-- START --

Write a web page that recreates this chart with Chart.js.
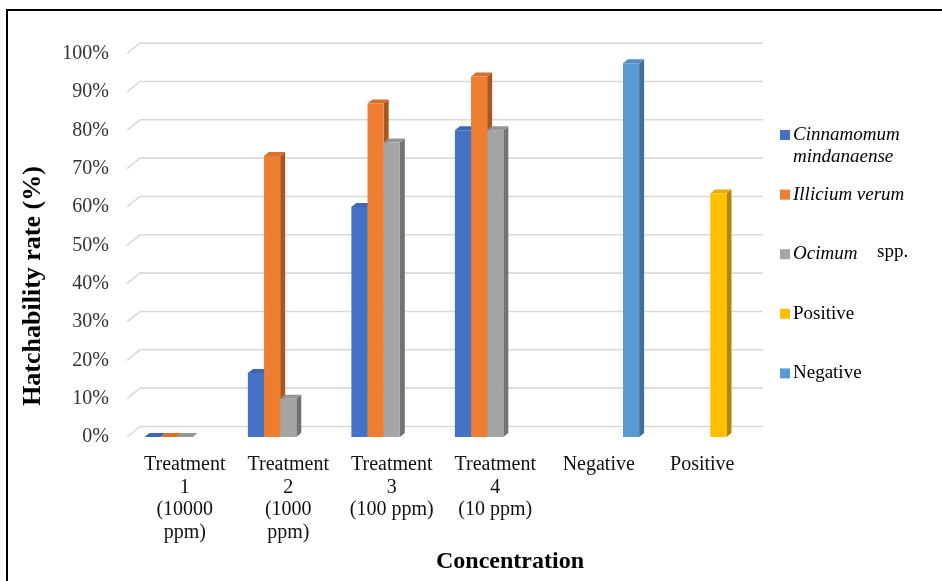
<!DOCTYPE html>
<html>
<head>
<meta charset="utf-8">
<script src="https://cdn.jsdelivr.net/npm/chart.js@4.4.1/dist/chart.umd.min.js"></script>
<style>
  body { margin: 0; background: #fff; }
  .wrap { position: relative; width: 942px; height: 581px; overflow: hidden; }
  .frame { position: absolute; left: 6px; top: 9px; width: 2000px; height: 2000px;
           border-left: 2px solid #000; border-top: 2px solid #000; }
</style>
</head>
<body>
<div class="wrap">
  <div class="frame"></div>
  <canvas id="myChart"></canvas>
</div>
<script>
// data
const categories = [
    ['Treatment', '1', '(10000', 'ppm)'],
    ['Treatment', '2', '(1000', 'ppm)'],
    ['Treatment', '3', '(100 ppm)'],
    ['Treatment', '4', '(10 ppm)'],
    'Negative',
    'Positive'
];
const seriesNames = ['Cinnamomum mindanaense', 'Illicium verum', 'Ocimum spp.', 'Positive', 'Negative'];
const cinnamomum = [0, 16.7, 60, 80, null, null];
const illicium = [0, 73.3, 87, 94, null, null];
const ocimum = [0, 10, 76.8, 80, null, null];
const positive = [null, null, null, null, null, 63.5];
const negative = [null, null, null, null, 97.5, null];
const yTicks = [0, 10, 20, 30, 40, 50, 60, 70, 80, 90, 100];

const fronts = ['#4472C4', '#ED7D31', '#A5A5A5', '#FFC000', '#5B9BD5'];
const tops = ['#3D67B3', '#D6702B', '#959595', '#E6AD00', '#528CC0'];
const sides = ['#2F5597', '#A9561F', '#737373', '#B28600', '#3F6F9A'];

const serif = "'Liberation Serif', 'Times New Roman', serif";
const DX = 5, DY = 4;

// back wall gridlines + 3d faces of the bars
const depth3d = {
    id: 'depth3d',
    beforeDatasetsDraw(chart) {
        const ctx = chart.ctx;
        const a = chart.chartArea;
        const y = chart.scales.y;
        ctx.save();
        ctx.strokeStyle = '#D9D9D9';
        ctx.lineWidth = 1.6;
        yTicks.forEach(function(t) {
            const py = y.getPixelForValue(t);
            ctx.beginPath();
            ctx.moveTo(a.left - 6, py);
            ctx.lineTo(a.left + 7, py - 10.5);
            ctx.lineTo(a.right + 9, py - 10.5);
            ctx.stroke();
        });
        chart.data.datasets.forEach(function(ds, i) {
            const meta = chart.getDatasetMeta(i);
            meta.data.forEach(function(bar, j) {
                if (ds.data[j] === null) return;
                const p = bar.getProps(['x', 'y', 'base', 'width'], true);
                const l = p.x - p.width / 2, r = p.x + p.width / 2;
                ctx.fillStyle = sides[i];
                ctx.beginPath();
                ctx.moveTo(r, p.y);
                ctx.lineTo(r + DX, p.y - DY);
                ctx.lineTo(r + DX, p.base - DY);
                ctx.lineTo(r, p.base);
                ctx.closePath();
                ctx.fill();
                ctx.fillStyle = tops[i];
                ctx.beginPath();
                ctx.moveTo(l, p.y);
                ctx.lineTo(l + DX, p.y - DY);
                ctx.lineTo(r + DX, p.y - DY);
                ctx.lineTo(r, p.y);
                ctx.closePath();
                ctx.fill();
            });
        });
        ctx.restore();
    }
};

// axis titles and the legend on the right
const extras = {
    id: 'extras',
    afterDraw(chart) {
        const ctx = chart.ctx;
        ctx.save();
        ctx.fillStyle = '#000';
        ctx.textBaseline = 'middle';
        ctx.textAlign = 'center';
        ctx.font = 'bold 24px ' + serif;
        ctx.fillText('Concentration', 510, 562);
        ctx.translate(33, 286);
        ctx.rotate(-Math.PI / 2);
        ctx.font = 'bold 26px ' + serif;
        ctx.fillText('Hatchability rate (%)', 0, 0);
        ctx.restore();

        ctx.save();
        ctx.textBaseline = 'middle';
        ctx.textAlign = 'left';
        const italic = 'italic 19px ' + serif, normal = '19px ' + serif;
        chart.data.datasets.forEach(function(ds, i) {
            const cy = 135 + i * 59.6;
            ctx.fillStyle = ds.backgroundColor;
            ctx.fillRect(780, cy - 5, 10, 10);
            ctx.fillStyle = '#000';
            const name = ds.label;
            if (i === 0) {
                const w = name.split(' ');
                ctx.font = italic;
                ctx.fillText(w[0], 793, cy);
                ctx.fillText(w[1], 793, cy + 22);
            } else if (i === 1) {
                ctx.font = italic;
                ctx.fillText(name, 793, cy);
            } else if (i === 2) {
                const w = name.split(' ');
                ctx.font = italic;
                ctx.fillText(w[0], 793, cy);
                ctx.font = normal;
                ctx.fillText(w[1], 877, cy - 2);
            } else {
                ctx.font = normal;
                ctx.fillText(name, 793, cy);
            }
        });
        ctx.restore();
    }
};

const seriesData = [cinnamomum, illicium, ocimum, positive, negative];

const myChart = new Chart(document.getElementById('myChart'), {
    type: 'bar',
    data: {
        labels: categories,
        datasets: seriesData.map(function(d, i) {
            return {
                label: seriesNames[i],
                data: d,
                backgroundColor: fronts[i],
                borderWidth: 0
            };
        })
    },
    options: {
        responsive: true,
        maintainAspectRatio: false,
        animation: false,
        events: [],
        layout: { padding: { left: 0, right: 188, top: 53.6, bottom: 0 } },
        datasets: { bar: { categoryPercentage: 0.78, barPercentage: 1 } },
        plugins: { legend: { display: false }, tooltip: { enabled: false } },
        scales: {
            x: {
                grid: { display: false, drawTicks: false },
                border: { display: false },
                ticks: {
                    maxRotation: 0, autoSkip: false, padding: 17, color: '#111',
                    font: { family: serif, size: 20, lineHeight: 1.12 }
                },
                afterFit: function(s) { s.height = 144; }
            },
            y: {
                min: 0, max: 100,
                grid: { display: false, drawTicks: false },
                border: { display: false },
                ticks: {
                    stepSize: 10, padding: 24, color: '#333',
                    font: { family: serif, size: 20 },
                    callback: function(v) { return v + '%'; }
                },
                afterFit: function(s) { s.width = 133; }
            }
        }
    },
    plugins: [depth3d, extras]
});
</script>
</body>
</html>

-- END --

▶ _WRITTEN EXERCISE_
Only the lines from the top of the data through the line with "80, 90, 100];" should be quoted, exactly and with both ends kept; skip the pictures.

▶ _COMPLETED TASK_
Write a web page that recreates this chart with Chart.js.
<!DOCTYPE html>
<html>
<head>
<meta charset="utf-8">
<script src="https://cdn.jsdelivr.net/npm/chart.js@4.4.1/dist/chart.umd.min.js"></script>
<style>
  body { margin: 0; background: #fff; }
  .wrap { position: relative; width: 942px; height: 581px; overflow: hidden; }
  .frame { position: absolute; left: 6px; top: 9px; width: 2000px; height: 2000px;
           border-left: 2px solid #000; border-top: 2px solid #000; }
</style>
</head>
<body>
<div class="wrap">
  <div class="frame"></div>
  <canvas id="myChart"></canvas>
</div>
<script>
// data
const categories = [
    ['Treatment', '1', '(10000', 'ppm)'],
    ['Treatment', '2', '(1000', 'ppm)'],
    ['Treatment', '3', '(100 ppm)'],
    ['Treatment', '4', '(10 ppm)'],
    'Negative',
    'Positive'
];
const seriesNames = ['Cinnamomum mindanaense', 'Illicium verum', 'Ocimum spp.', 'Positive', 'Negative'];
const cinnamomum = [0, 16.7, 60, 80, null, null];
const illicium = [0, 73.3, 87, 94, null, null];
const ocimum = [0, 10, 76.8, 80, null, null];
const positive = [null, null, null, null, null, 63.5];
const negative = [null, null, null, null, 97.5, null];
const yTicks = [0, 10, 20, 30, 40, 50, 60, 70, 80, 90, 100];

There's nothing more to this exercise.